* EXERCISE TASK
Below are the records. Retype, exactly, the lines from the first through the line with "ax.yaxis.set_minor_locator(MultipleLocator(0.5))", and leave out the pictures.

..........

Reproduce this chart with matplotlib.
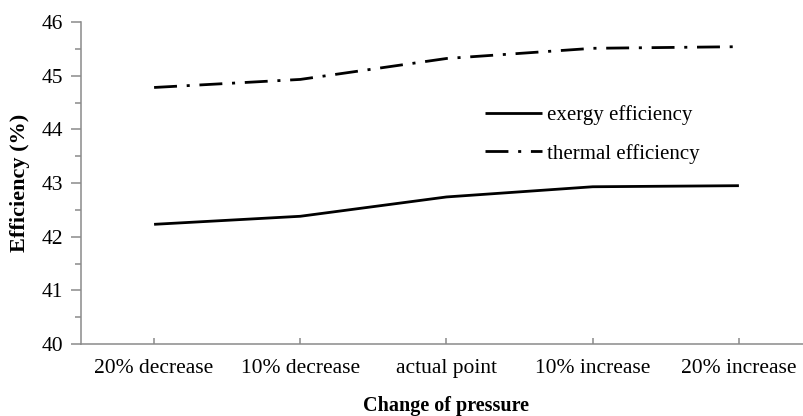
import numpy as np
import matplotlib
matplotlib.use("Agg")
import matplotlib.pyplot as plt
from matplotlib.ticker import MultipleLocator

# 压力变化工况
categories = ['20% decrease', '10% decrease', 'actual point', '10% increase', '20% increase']
# 㶲效率 / 热效率 (%)
exergy_eff = [42.23, 42.38, 42.74, 42.93, 42.95]
thermal_eff = [44.78, 44.93, 45.32, 45.51, 45.54]

plt.rcParams['font.family'] = ['Liberation Serif', 'DejaVu Serif']
plt.rcParams['lines.scale_dashes'] = False

fig = plt.figure(figsize=(8.04, 4.16), dpi=100)
ax = fig.add_axes([81 / 804, 72 / 416, 731 / 804, 322 / 416])

x = np.arange(len(categories))
ax.plot(x, exergy_eff, color='black', lw=2.0, label='exergy efficiency',
        solid_capstyle='butt')
ax.plot(x, thermal_eff, color='black', lw=2.0, label='thermal efficiency',
        dashes=(16.5, 7.0, 2.2, 7.0), dash_capstyle='butt')

ax.set_xlim(-0.5, len(categories) - 0.5)
ax.set_ylim(40, 46)
ax.set_xticks(x)
ax.set_xticklabels(categories)
ax.yaxis.set_major_locator(MultipleLocator(1))
ax.yaxis.set_minor_locator(MultipleLocator(0.5))

axis_gray = '#8a8a8a'
for side in ['top', 'right']:
    ax.spines[side].set_visible(False)
for side in ['left', 'bottom']:
    ax.spines[side].set_color(axis_gray)
    ax.spines[side].set_linewidth(1.1)

ax.tick_params(axis='y', which='major', direction='out', length=7, width=1.1,
               color=axis_gray, labelsize=15.5, pad=6)
ax.tick_params(axis='y', which='minor', direction='out', length=4, width=1.1,
               color=axis_gray)
ax.tick_params(axis='x', which='major', direction='in', length=4, width=1.1,
               color=axis_gray, labelsize=15.5, pad=11)

ax.set_xlabel('Change of pressure', fontsize=14.5, fontweight='bold', labelpad=13)
ax.set_ylabel('Efficiency (%)', fontsize=16, fontweight='bold', labelpad=8)

ax.legend(loc='upper left', bbox_to_anchor=(485 / 804, 1 - 105 / 416),
          bbox_transform=fig.transFigure, frameon=False, fontsize=15,
          handlelength=2.75, handletextpad=0.25, labelspacing=0.9,
          borderpad=0, borderaxespad=0)

fig.savefig('out.png', dpi=100)
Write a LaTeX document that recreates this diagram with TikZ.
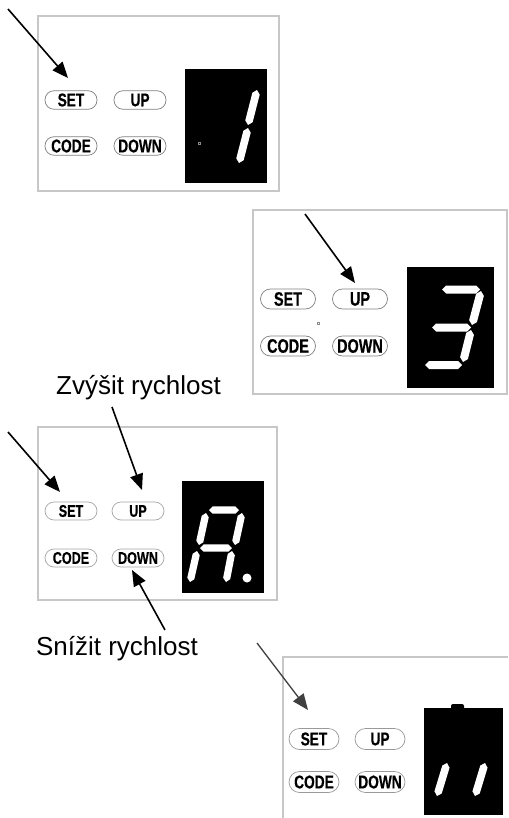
\documentclass[tikz,border=0pt]{standalone}
\usepackage{fontspec}
\setmainfont{Liberation Sans}
\newfontfamily\btnfont[FakeStretch=0.74,FakeBold=0.4]{Liberation Sans}
\usetikzlibrary{arrows.meta}
\newcommand\dseg[5]{%
  \pgfmathsetmacro\sdx{#3-#1}%
  \pgfmathsetmacro\sdy{#4-#2}%
  \pgfmathsetmacro\slen{veclen(\sdx,\sdy)}%
  \pgfmathsetmacro\sux{#5*\sdx/\slen}%
  \pgfmathsetmacro\suy{#5*\sdy/\slen}%
  \fill[segfill] (#1,#2) -- ({#1+\sux-\suy},{#2+\suy+\sux}) -- ({#3-\sux-\suy},{#4-\suy+\sux}) -- (#3,#4) -- ({#3-\sux+\suy},{#4-\suy-\sux}) -- ({#1+\sux+\suy},{#2+\suy-\sux}) -- cycle;%
}
\tikzset{
  segfill/.style={fill=white},
  frame/.style={draw=black!22, line width=1.2pt},
  btn/.style={draw=black!50, line width=0.7pt, rounded corners=9pt, minimum width=52pt, minimum height=18.5pt, inner sep=0pt, font=\btnfont\bfseries\fontsize{18.5}{18.5}\selectfont},
  btnbig/.style={btn, minimum width=55pt, minimum height=20pt, rounded corners=10pt, font=\btnfont\bfseries\fontsize{19.5}{19.5}\selectfont},
  btnlight/.style={btn, draw=black!35, minimum height=18pt, rounded corners=9pt, font=\btnfont\bfseries\fontsize{17}{17}\selectfont},
  btntall/.style={btn, draw=black!40, minimum width=50pt, minimum height=21pt, rounded corners=10.5pt, font=\btnfont\bfseries\fontsize{18.5}{18.5}\selectfont},
  arr/.style={-{Triangle[length=16pt,width=13pt]}, line width=1.6pt, draw=black},
  label/.style={font=\fontsize{26}{26}\selectfont, anchor=base, inner sep=0pt},
  ledot/.style={draw=black!45, line width=0.5pt}
}
\begin{document}
\begin{tikzpicture}[x=1pt,y=-1pt]
\useasboundingbox (0,0) rectangle (508,818);
\fill[white] (0,0) rectangle (508,818);

% ---------- panel 1 ----------
\draw[frame] (38,16) rectangle (279,191);
\fill[black] (185,69) rectangle (267,183);
\dseg{257}{90}{248}{125}{3.8}
\dseg{248}{128}{239}{163}{3.8}
\draw[ledot] (198,142) rectangle (200,144);
\node[btn] (p1set) at (71,100) {SET};
\node[btn] (p1up) at (140,100) {UP};
\node[btn] (p1code) at (71,146) {CODE};
\node[btn] (p1down) at (140,146) {DOWN};
\coordinate (a1s) at (8,9);
\coordinate (a1e) at (68,78);
\draw[arr] (a1s) -- (a1e);

% ---------- panel 2 ----------
\draw[frame] (253,210) rectangle (507,394);
\fill[black] (407,267) rectangle (494,388);
\dseg{442}{289.5}{480}{289.5}{4}
\dseg{481}{291}{472}{325}{4}
\dseg{432}{327.5}{471}{327.5}{4}
\dseg{471}{330}{463}{362}{4}
\dseg{425}{365}{462}{365}{4}
\draw[ledot] (317,322) rectangle (319,324);
\node[btnbig] (p2set) at (288,299) {SET};
\node[btnbig] (p2up) at (360,299) {UP};
\node[btnbig] (p2code) at (288,346) {CODE};
\node[btnbig] (p2down) at (360,346) {DOWN};
\coordinate (a2s) at (305,214);
\coordinate (a2e) at (355,283);
\draw[arr] (a2s) -- (a2e);

% ---------- panel 3 ----------
\node[label] (zvysit) at (138.5,394) {Zvýšit rychlost};
\draw[frame] (38,427) rectangle (277,600);
\fill[black] (182,481) rectangle (264,593);
\dseg{209}{510}{239}{510}{3.6}
\dseg{206}{513}{199}{545}{3.6}
\dseg{242}{513}{235}{545}{3.6}
\dseg{200}{548}{232}{548}{3.6}
\dseg{197}{551}{190}{582}{3.6}
\dseg{232}{551}{226}{582}{3.6}
\fill[white] (247,578) circle (4.5);
\node[btnlight] (p3set) at (71,511) {SET};
\node[btnlight] (p3up) at (138,511) {UP};
\node[btnlight] (p3code) at (71,558) {CODE};
\node[btnlight] (p3down) at (138,558) {DOWN};
\coordinate (a3s) at (8,432);
\coordinate (a3e) at (60,492);
\draw[arr] (a3s) -- (a3e);
\coordinate (a4s) at (112,407);
\coordinate (a4e) at (142,490);
\draw[arr] (a4s) -- (a4e);
\coordinate (a5s) at (165,630);
\coordinate (a5e) at (132,570);
\draw[arr] (a5s) -- (a5e);
\node[label] (snizit) at (117,655) {Snížit rychlost};

% ---------- panel 4 ----------
\draw[frame] (283,818) -- (283,657) -- (508,657);
\fill[black] (424,708) rectangle (503,815);
\fill[black, rounded corners=2pt] (451,704) rectangle (464,710);
\dseg{447}{763}{437}{796}{3.8}
\dseg{485}{763}{475}{796}{3.8}
\node[btntall] (p4set) at (314,739) {SET};
\node[btntall] (p4up) at (380,739) {UP};
\node[btntall] (p4code) at (314,782) {CODE};
\node[btntall] (p4down) at (380,782) {DOWN};
\coordinate (a6s) at (257,643);
\coordinate (a6e) at (308,710);
\draw[arr, draw=black!75, line width=1.3pt] (a6s) -- (a6e);
\end{tikzpicture}
\end{document}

..........

* RESPONSE TO THIS EXERCISE
Reproduce this chart with matplotlib.
import numpy as np
import matplotlib
matplotlib.use("Agg")
import matplotlib.pyplot as plt
from matplotlib.ticker import MultipleLocator

# 压力变化工况
categories = ['20% decrease', '10% decrease', 'actual point', '10% increase', '20% increase']
# 㶲效率 / 热效率 (%)
exergy_eff = [42.23, 42.38, 42.74, 42.93, 42.95]
thermal_eff = [44.78, 44.93, 45.32, 45.51, 45.54]

plt.rcParams['font.family'] = ['Liberation Serif', 'DejaVu Serif']
plt.rcParams['lines.scale_dashes'] = False

fig = plt.figure(figsize=(8.04, 4.16), dpi=100)
ax = fig.add_axes([81 / 804, 72 / 416, 731 / 804, 322 / 416])

x = np.arange(len(categories))
ax.plot(x, exergy_eff, color='black', lw=2.0, label='exergy efficiency',
        solid_capstyle='butt')
ax.plot(x, thermal_eff, color='black', lw=2.0, label='thermal efficiency',
        dashes=(16.5, 7.0, 2.2, 7.0), dash_capstyle='butt')

ax.set_xlim(-0.5, len(categories) - 0.5)
ax.set_ylim(40, 46)
ax.set_xticks(x)
ax.set_xticklabels(categories)
ax.yaxis.set_major_locator(MultipleLocator(1))
ax.yaxis.set_minor_locator(MultipleLocator(0.5))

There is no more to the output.